───── DATA SHOWN
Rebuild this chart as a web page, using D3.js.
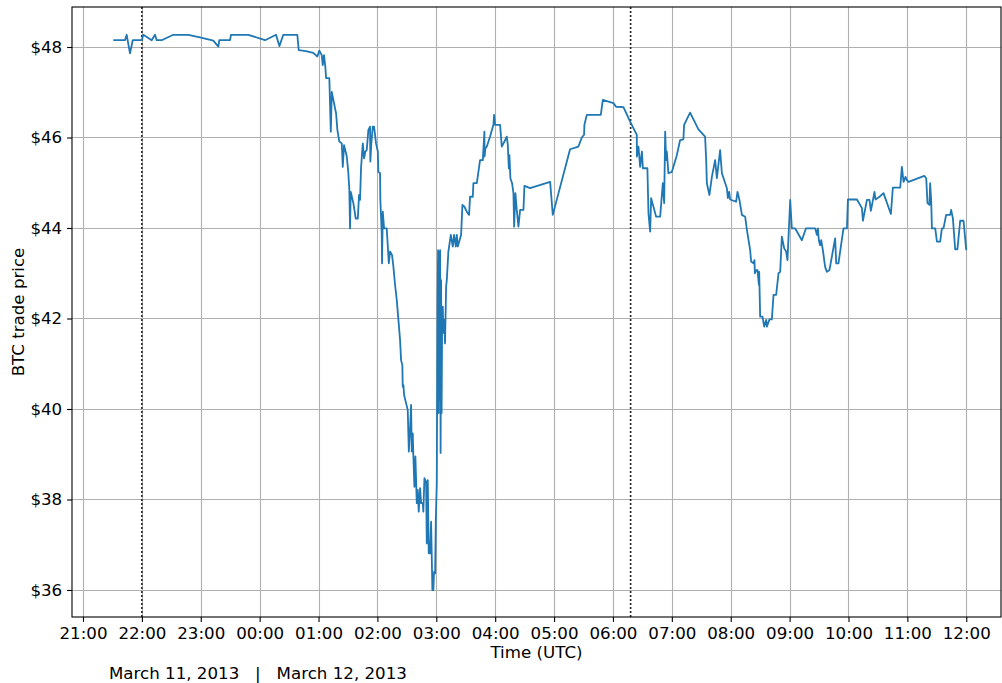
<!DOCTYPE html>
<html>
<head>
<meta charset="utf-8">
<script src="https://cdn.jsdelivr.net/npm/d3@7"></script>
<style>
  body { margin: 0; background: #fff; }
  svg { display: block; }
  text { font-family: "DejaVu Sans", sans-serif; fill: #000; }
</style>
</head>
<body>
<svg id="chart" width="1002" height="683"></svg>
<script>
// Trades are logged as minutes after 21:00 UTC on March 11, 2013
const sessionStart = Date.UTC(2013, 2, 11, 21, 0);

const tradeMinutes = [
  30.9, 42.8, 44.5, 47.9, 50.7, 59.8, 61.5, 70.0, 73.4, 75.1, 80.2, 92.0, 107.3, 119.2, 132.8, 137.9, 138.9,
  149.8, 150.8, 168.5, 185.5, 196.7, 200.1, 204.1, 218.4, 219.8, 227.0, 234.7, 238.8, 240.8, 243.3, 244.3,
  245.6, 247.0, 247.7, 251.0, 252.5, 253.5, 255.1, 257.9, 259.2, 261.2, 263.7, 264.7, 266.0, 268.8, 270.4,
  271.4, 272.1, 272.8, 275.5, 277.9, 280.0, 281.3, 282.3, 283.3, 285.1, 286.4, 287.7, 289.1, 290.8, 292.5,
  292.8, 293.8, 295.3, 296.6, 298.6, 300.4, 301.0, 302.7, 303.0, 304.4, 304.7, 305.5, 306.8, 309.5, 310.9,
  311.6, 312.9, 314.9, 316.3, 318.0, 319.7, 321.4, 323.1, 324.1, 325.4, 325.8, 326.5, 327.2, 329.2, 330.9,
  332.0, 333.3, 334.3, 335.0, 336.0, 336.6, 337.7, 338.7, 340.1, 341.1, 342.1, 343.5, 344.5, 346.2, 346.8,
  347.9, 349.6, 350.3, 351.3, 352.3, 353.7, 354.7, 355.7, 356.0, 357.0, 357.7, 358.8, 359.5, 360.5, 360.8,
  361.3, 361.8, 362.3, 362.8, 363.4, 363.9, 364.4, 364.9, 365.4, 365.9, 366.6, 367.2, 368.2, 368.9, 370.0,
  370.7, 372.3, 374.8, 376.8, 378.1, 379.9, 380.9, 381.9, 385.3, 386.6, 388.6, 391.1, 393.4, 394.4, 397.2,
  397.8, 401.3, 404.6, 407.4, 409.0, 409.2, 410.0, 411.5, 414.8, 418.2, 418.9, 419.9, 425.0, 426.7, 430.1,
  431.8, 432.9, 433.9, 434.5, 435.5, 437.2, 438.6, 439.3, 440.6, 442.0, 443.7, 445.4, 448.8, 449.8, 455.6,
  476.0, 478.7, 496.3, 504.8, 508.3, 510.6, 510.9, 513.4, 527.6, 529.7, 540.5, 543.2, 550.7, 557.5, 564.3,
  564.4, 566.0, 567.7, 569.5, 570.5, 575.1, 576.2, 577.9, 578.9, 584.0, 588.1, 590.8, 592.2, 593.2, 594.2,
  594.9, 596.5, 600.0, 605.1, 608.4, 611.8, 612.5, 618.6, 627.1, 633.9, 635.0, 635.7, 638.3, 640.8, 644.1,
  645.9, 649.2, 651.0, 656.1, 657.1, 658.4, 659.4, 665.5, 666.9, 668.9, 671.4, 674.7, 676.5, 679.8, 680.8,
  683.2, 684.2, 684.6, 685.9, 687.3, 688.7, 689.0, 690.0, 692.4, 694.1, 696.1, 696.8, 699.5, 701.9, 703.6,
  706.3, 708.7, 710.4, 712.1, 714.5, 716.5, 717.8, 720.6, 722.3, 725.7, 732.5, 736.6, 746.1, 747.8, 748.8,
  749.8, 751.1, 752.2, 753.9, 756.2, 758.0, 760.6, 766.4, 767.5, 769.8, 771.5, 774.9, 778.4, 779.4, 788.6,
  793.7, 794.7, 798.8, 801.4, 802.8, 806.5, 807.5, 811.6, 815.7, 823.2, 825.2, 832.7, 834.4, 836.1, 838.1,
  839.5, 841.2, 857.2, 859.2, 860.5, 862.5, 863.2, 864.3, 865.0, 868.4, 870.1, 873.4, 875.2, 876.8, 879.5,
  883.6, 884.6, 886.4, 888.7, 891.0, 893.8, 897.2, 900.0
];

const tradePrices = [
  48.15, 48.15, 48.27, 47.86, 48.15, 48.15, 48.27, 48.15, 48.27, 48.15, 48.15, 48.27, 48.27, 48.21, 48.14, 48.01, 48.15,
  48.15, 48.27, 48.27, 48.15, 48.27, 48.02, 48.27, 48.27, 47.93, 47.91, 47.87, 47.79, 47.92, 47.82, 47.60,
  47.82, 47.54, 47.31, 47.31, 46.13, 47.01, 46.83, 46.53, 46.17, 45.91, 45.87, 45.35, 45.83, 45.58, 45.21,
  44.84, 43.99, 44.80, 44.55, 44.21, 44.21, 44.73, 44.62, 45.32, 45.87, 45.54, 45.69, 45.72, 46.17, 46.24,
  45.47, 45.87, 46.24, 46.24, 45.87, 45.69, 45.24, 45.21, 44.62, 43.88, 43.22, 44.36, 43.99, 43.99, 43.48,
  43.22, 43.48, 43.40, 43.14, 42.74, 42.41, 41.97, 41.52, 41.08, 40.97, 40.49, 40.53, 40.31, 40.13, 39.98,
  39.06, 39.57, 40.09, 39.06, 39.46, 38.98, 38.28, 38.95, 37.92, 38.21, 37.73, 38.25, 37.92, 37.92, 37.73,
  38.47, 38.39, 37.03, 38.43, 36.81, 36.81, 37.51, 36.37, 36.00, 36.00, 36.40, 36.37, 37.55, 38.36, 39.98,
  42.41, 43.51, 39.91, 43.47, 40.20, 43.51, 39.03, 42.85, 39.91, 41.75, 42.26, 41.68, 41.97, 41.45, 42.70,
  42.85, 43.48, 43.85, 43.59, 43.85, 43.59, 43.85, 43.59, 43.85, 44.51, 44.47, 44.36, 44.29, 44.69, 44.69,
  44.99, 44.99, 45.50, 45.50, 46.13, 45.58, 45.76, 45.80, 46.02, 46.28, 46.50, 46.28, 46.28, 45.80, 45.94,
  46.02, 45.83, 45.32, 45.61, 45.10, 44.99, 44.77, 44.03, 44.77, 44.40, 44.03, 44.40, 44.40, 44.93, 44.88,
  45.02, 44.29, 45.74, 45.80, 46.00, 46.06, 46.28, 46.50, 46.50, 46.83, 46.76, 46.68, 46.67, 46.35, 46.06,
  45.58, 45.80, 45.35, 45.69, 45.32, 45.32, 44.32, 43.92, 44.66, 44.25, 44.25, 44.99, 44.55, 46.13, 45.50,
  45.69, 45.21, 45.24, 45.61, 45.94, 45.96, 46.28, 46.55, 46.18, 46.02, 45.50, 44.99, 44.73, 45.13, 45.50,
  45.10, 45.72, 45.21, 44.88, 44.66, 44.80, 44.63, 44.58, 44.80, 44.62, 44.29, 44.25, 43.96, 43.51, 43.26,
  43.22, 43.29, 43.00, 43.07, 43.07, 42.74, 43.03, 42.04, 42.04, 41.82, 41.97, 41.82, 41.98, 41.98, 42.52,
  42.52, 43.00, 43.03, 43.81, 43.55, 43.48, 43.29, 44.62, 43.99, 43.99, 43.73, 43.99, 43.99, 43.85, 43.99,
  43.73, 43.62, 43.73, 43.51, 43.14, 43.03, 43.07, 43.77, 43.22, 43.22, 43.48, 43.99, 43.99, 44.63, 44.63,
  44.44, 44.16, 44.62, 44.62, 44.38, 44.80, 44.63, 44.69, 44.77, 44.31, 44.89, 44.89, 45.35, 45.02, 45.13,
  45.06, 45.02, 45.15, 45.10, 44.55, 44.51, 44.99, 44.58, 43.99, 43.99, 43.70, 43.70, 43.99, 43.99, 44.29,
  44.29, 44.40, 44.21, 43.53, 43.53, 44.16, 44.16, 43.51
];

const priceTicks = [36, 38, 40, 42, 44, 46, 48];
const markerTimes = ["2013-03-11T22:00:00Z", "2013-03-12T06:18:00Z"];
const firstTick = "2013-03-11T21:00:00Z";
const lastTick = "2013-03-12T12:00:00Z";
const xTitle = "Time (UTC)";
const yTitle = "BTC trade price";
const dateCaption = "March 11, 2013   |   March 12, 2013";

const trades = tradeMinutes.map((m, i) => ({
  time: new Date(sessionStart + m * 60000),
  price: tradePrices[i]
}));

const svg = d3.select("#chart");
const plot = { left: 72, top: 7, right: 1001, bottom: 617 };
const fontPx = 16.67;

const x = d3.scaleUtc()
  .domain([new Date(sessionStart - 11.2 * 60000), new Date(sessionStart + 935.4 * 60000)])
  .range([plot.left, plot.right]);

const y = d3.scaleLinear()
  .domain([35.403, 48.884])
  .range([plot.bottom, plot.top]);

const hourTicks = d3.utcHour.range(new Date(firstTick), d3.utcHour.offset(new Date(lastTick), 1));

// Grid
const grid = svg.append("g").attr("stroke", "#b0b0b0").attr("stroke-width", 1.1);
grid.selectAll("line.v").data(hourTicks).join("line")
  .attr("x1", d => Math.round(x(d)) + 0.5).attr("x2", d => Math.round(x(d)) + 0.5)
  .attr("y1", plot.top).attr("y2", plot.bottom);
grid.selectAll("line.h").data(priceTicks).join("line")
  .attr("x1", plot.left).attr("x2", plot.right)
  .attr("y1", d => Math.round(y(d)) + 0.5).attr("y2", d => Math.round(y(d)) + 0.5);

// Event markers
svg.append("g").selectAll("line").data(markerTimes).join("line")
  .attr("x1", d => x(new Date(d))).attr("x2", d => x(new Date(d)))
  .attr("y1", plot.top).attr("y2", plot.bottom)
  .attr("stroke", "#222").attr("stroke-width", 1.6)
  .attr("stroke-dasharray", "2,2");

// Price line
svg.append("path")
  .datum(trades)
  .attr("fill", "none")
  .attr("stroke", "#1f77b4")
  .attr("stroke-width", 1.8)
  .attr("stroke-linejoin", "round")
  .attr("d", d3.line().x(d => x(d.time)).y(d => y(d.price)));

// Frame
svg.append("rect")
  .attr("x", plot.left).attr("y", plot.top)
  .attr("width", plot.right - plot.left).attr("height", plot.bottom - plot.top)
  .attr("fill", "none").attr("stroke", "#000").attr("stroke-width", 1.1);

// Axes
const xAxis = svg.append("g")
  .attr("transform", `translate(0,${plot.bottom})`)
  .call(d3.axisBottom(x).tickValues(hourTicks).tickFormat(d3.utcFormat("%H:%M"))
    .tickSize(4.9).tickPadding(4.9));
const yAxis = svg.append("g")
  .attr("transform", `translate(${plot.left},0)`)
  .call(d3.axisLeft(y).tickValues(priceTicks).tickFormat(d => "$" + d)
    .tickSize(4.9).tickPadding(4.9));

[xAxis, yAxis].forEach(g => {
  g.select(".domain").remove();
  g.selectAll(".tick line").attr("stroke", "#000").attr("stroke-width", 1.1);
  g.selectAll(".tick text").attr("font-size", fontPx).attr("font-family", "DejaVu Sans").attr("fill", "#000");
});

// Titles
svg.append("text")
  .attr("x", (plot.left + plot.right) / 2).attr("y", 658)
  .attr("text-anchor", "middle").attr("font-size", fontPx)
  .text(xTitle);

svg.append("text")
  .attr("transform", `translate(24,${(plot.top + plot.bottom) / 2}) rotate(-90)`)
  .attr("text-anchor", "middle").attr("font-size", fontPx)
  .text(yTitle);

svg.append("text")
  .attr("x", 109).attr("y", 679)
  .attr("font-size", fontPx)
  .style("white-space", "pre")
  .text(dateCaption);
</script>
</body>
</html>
──────────
| EXERCISE |
Reproduce the material above exactly, first line through the line that contains "const sessionStart = Date.UTC(2013, 2, 11, 21, 0);", minus the pictures.

| PROBLEM SOLUTION |
Rebuild this chart as a web page, using D3.js.
<!DOCTYPE html>
<html>
<head>
<meta charset="utf-8">
<script src="https://cdn.jsdelivr.net/npm/d3@7"></script>
<style>
  body { margin: 0; background: #fff; }
  svg { display: block; }
  text { font-family: "DejaVu Sans", sans-serif; fill: #000; }
</style>
</head>
<body>
<svg id="chart" width="1002" height="683"></svg>
<script>
// Trades are logged as minutes after 21:00 UTC on March 11, 2013
const sessionStart = Date.UTC(2013, 2, 11, 21, 0);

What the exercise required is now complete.